Saturday, September 5, 2015

Letter from Wallace Fowlie, February 24, 1991

Letter from Wallace Fowlie (1908-1998) at Chapel Hill, February 24, 1991. 

Dear Erik,

Thanks for the good words about Poem and Symbol. A long time has gone by since I saw you last.

On Jan. 11, a Duke policeman drove me to the campus for me to meet my first Dante class. I reached the classroom an hour before the students were to arrive. After putting the lesson's outline on the board, I sat down at the big table and . . . quietly . . . had a stroke. A mild one. Une petite attaque, as Proust says of the grandmother in the Champs-Élysées.

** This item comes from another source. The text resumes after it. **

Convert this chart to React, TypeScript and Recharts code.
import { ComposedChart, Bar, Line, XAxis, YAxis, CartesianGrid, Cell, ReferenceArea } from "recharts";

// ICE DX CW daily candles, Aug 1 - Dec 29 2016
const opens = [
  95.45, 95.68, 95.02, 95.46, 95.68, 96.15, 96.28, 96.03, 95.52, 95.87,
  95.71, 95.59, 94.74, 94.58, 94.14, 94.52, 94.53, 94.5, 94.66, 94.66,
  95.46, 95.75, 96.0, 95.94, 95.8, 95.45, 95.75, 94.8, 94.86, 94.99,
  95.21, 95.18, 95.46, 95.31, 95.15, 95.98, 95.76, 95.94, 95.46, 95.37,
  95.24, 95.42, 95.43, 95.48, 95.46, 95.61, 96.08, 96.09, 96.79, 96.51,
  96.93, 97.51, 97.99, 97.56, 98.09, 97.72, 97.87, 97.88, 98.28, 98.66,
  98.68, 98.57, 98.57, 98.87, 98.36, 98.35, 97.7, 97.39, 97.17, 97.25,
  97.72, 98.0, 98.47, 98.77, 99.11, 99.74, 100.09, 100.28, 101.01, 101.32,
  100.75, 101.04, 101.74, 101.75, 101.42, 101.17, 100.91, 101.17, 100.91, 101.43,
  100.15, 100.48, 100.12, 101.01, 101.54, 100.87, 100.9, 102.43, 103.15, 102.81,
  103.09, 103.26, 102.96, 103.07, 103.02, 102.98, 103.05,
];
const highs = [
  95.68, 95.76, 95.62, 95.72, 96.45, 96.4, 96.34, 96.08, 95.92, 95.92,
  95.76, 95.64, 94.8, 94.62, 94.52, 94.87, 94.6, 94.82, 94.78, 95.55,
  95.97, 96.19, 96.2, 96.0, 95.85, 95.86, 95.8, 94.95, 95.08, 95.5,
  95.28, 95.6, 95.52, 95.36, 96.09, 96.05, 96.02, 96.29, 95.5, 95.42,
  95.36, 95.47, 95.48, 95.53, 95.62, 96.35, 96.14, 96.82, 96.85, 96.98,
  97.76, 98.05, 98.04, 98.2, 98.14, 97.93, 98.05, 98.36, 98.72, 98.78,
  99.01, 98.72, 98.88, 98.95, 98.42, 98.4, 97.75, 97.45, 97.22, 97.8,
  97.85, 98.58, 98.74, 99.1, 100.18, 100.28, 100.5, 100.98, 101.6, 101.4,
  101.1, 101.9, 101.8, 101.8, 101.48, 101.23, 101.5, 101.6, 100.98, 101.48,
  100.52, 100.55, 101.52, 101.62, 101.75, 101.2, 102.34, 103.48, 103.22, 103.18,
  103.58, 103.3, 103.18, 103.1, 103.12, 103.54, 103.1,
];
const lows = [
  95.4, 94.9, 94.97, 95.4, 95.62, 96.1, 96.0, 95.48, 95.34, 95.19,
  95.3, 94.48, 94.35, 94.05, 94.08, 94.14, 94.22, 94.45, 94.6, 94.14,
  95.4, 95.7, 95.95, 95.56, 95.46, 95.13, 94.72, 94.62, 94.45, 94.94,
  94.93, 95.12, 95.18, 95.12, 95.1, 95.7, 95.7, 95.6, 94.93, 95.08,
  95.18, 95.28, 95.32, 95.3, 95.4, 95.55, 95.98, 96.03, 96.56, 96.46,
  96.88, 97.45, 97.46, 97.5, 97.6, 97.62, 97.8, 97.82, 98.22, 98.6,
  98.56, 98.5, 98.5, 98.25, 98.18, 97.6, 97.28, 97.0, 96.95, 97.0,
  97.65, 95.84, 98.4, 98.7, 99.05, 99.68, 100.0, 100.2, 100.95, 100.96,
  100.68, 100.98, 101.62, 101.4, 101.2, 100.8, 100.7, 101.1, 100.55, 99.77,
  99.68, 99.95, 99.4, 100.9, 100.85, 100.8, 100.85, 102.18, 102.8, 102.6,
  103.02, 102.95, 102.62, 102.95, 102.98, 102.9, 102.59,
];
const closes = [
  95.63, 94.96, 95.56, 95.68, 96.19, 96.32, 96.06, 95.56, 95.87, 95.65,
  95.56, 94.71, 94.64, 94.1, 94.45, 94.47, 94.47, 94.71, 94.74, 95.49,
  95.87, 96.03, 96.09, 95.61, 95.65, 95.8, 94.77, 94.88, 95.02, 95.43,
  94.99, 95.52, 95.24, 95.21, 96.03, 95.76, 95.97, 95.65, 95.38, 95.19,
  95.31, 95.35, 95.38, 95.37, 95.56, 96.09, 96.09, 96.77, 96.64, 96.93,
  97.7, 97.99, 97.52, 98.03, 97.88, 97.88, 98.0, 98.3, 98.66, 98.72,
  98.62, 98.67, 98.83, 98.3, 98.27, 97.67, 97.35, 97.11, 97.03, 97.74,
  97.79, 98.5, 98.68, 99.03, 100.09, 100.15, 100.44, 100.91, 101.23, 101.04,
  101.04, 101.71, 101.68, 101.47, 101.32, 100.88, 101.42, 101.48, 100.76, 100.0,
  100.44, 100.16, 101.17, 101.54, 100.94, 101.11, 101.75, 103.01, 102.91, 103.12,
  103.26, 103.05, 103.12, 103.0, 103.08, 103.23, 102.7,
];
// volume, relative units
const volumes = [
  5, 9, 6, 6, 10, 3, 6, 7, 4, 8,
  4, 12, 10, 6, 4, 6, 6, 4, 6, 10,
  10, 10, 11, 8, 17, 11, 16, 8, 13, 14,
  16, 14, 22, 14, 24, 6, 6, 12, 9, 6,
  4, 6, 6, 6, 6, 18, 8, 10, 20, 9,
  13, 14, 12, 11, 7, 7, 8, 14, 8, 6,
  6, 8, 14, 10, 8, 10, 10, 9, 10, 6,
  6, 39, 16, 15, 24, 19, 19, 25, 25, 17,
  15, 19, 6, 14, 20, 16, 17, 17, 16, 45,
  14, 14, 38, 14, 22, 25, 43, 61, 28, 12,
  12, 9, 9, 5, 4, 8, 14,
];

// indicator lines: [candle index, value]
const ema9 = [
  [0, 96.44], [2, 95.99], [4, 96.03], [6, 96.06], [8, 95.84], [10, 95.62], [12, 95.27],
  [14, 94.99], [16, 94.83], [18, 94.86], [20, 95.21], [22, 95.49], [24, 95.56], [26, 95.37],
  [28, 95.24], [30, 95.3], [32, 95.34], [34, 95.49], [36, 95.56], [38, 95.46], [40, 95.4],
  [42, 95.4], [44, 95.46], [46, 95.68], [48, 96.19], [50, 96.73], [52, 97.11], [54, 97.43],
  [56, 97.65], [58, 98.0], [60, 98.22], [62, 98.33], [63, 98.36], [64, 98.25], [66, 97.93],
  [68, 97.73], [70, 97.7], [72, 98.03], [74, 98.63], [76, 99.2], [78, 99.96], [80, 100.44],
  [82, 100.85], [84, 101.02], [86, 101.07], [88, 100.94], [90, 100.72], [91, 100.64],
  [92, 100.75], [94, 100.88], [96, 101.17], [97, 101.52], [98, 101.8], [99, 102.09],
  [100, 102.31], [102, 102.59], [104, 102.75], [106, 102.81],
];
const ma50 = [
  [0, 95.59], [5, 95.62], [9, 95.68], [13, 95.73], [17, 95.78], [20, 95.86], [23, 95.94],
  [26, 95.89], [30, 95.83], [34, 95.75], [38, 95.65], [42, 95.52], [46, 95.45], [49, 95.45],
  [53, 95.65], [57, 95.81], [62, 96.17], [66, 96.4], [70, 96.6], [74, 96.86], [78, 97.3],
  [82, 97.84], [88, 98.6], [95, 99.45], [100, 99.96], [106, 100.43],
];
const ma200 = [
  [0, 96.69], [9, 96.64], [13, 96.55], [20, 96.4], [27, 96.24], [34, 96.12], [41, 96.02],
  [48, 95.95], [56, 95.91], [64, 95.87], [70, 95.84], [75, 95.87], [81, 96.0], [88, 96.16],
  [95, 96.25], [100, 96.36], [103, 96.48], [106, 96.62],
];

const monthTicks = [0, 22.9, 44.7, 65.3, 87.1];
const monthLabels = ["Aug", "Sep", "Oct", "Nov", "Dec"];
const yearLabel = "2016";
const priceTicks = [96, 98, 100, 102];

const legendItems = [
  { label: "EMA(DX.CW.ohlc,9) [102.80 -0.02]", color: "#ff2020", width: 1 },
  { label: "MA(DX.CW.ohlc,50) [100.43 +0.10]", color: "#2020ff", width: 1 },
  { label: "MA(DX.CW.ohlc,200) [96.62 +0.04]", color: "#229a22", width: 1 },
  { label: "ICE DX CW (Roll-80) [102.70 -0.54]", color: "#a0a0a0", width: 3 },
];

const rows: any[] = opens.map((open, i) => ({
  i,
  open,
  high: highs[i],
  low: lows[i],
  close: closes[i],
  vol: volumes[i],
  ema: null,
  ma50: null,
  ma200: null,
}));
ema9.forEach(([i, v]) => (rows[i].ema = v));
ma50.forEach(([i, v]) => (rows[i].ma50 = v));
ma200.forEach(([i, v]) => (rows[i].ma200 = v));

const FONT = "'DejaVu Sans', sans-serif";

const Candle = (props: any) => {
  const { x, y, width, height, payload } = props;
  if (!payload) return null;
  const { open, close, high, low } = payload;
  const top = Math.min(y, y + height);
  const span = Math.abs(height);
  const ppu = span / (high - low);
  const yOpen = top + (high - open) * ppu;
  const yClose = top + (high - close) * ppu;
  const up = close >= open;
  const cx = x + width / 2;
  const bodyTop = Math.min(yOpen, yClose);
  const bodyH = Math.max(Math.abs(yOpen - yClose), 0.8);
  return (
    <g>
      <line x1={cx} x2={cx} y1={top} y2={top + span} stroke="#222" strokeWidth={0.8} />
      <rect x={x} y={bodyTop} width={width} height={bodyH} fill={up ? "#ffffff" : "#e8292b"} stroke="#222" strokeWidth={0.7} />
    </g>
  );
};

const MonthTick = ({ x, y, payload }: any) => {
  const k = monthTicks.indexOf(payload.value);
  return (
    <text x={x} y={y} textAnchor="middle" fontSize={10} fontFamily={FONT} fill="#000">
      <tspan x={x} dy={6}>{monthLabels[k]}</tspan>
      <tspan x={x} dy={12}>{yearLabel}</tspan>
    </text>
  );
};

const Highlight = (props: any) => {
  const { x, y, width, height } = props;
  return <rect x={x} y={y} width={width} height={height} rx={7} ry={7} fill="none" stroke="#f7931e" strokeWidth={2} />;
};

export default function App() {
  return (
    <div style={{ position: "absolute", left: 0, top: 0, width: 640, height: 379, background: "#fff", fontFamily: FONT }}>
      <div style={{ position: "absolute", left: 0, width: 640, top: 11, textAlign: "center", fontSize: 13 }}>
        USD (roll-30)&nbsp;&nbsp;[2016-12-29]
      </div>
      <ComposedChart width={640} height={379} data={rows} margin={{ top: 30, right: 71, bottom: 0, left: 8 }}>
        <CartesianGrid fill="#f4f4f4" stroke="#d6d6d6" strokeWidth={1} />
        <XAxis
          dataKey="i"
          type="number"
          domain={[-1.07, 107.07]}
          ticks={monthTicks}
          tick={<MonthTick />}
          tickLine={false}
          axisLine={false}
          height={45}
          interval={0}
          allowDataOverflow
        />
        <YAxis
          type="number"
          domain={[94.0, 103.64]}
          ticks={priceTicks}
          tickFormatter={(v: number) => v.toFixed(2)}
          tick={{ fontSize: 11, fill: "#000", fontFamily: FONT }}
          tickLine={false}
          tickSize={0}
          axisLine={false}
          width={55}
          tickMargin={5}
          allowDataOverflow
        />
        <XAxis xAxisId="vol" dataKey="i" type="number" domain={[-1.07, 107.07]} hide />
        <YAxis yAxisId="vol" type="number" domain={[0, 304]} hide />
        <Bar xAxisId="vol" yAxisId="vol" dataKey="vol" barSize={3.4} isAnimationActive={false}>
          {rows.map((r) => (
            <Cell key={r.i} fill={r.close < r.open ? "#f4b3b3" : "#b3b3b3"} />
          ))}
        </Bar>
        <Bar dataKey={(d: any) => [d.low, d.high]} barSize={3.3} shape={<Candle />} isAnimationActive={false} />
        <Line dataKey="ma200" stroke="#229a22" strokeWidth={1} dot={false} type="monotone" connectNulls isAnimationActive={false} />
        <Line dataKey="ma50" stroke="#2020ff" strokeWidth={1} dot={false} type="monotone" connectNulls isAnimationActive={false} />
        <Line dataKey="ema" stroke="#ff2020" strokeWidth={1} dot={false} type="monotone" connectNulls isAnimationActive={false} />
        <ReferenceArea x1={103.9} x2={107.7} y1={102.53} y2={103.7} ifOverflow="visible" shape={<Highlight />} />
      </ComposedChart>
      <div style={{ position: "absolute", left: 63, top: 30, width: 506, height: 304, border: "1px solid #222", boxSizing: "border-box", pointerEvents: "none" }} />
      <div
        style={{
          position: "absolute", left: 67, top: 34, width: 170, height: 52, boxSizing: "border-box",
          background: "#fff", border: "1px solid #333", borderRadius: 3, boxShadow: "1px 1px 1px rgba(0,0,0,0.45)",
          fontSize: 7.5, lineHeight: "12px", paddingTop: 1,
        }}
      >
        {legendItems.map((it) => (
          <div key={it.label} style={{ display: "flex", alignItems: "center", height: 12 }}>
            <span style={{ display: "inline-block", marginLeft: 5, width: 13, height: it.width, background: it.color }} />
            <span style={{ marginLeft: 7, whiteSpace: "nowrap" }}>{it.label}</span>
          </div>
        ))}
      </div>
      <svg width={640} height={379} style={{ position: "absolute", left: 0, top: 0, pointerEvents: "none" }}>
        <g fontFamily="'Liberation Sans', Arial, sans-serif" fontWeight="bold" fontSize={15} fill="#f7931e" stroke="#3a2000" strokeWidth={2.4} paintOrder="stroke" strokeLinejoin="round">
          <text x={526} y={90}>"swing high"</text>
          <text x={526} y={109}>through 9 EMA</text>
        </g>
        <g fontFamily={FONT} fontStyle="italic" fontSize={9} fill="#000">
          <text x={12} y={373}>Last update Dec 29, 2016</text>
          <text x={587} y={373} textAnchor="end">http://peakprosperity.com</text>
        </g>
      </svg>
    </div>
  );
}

The doctor urged me to withdraw from the course. How I miss those classes: 132 students, all good ones.

I am feeling myself now -- and am back to exercising. I still plan to give a re-vamped talk on Jim Morrison and Rimbaud: the rebel as artist on March 20, in the Duke Museum. That may help move me back into the center of things. In November, I gave the talk in Monterey, Ca., and in  Washington D.C. (George Washington, Georgetown, and Catholic Univ.[)]. 
Please come and visit me when  you have time. The film The Doors is due March 1.  The big book The Doors Complete is due in Nov.-Dec. 1991.

Give my best to Liz. Hope to see you both soon. That would help raise my spirits.